Write out the whole listing exactly as it stands.
Start of SOURCE EXCERPT
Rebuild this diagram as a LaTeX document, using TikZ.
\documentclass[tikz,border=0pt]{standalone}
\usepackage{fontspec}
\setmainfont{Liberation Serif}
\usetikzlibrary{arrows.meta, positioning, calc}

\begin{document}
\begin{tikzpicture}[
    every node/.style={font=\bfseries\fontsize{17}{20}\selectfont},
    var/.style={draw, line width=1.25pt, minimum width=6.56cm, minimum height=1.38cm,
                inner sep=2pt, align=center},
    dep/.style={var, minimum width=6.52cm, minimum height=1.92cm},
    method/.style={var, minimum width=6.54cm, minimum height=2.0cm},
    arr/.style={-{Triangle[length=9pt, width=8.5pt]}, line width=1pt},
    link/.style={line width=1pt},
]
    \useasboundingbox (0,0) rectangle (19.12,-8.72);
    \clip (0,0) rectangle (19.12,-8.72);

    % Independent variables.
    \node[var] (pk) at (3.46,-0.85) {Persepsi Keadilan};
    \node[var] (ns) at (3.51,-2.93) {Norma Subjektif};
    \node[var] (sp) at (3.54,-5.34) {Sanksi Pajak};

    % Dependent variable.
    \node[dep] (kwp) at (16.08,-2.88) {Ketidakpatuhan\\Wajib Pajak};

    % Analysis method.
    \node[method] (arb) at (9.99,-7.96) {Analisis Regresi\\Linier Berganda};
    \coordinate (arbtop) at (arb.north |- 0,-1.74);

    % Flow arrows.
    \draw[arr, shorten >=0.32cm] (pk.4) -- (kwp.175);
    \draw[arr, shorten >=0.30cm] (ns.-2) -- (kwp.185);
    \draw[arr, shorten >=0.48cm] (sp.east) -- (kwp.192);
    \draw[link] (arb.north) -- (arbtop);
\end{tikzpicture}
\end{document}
End of SOURCE EXCERPT
- [SOLUTION TO THIS PROBLEM]
Rebuild this diagram as a LaTeX document, using TikZ.
\documentclass[tikz,border=0pt]{standalone}
\usepackage{fontspec}
\setmainfont{Liberation Serif}
\usetikzlibrary{arrows.meta, positioning, calc}

\begin{document}
\begin{tikzpicture}[
    every node/.style={font=\bfseries\fontsize{17}{20}\selectfont},
    var/.style={draw, line width=1.25pt, minimum width=6.56cm, minimum height=1.38cm,
                inner sep=2pt, align=center},
    dep/.style={var, minimum width=6.52cm, minimum height=1.92cm},
    method/.style={var, minimum width=6.54cm, minimum height=2.0cm},
    arr/.style={-{Triangle[length=9pt, width=8.5pt]}, line width=1pt},
    link/.style={line width=1pt},
]
    \useasboundingbox (0,0) rectangle (19.12,-8.72);
    \clip (0,0) rectangle (19.12,-8.72);

    % Independent variables.
    \node[var] (pk) at (3.46,-0.85) {Persepsi Keadilan};
    \node[var] (ns) at (3.51,-2.93) {Norma Subjektif};
    \node[var] (sp) at (3.54,-5.34) {Sanksi Pajak};

    % Dependent variable.
    \node[dep] (kwp) at (16.08,-2.88) {Ketidakpatuhan\\Wajib Pajak};

    % Analysis method.
    \node[method] (arb) at (9.99,-7.96) {Analisis Regresi\\Linier Berganda};
    \coordinate (arbtop) at (arb.north |- 0,-1.74);

    % Flow arrows.
    \draw[arr, shorten >=0.32cm] (pk.4) -- (kwp.175);
    \draw[arr, shorten >=0.30cm] (ns.-2) -- (kwp.185);
    \draw[arr, shorten >=0.48cm] (sp.east) -- (kwp.192);
    \draw[link] (arb.north) -- (arbtop);
\end{tikzpicture}
\end{document}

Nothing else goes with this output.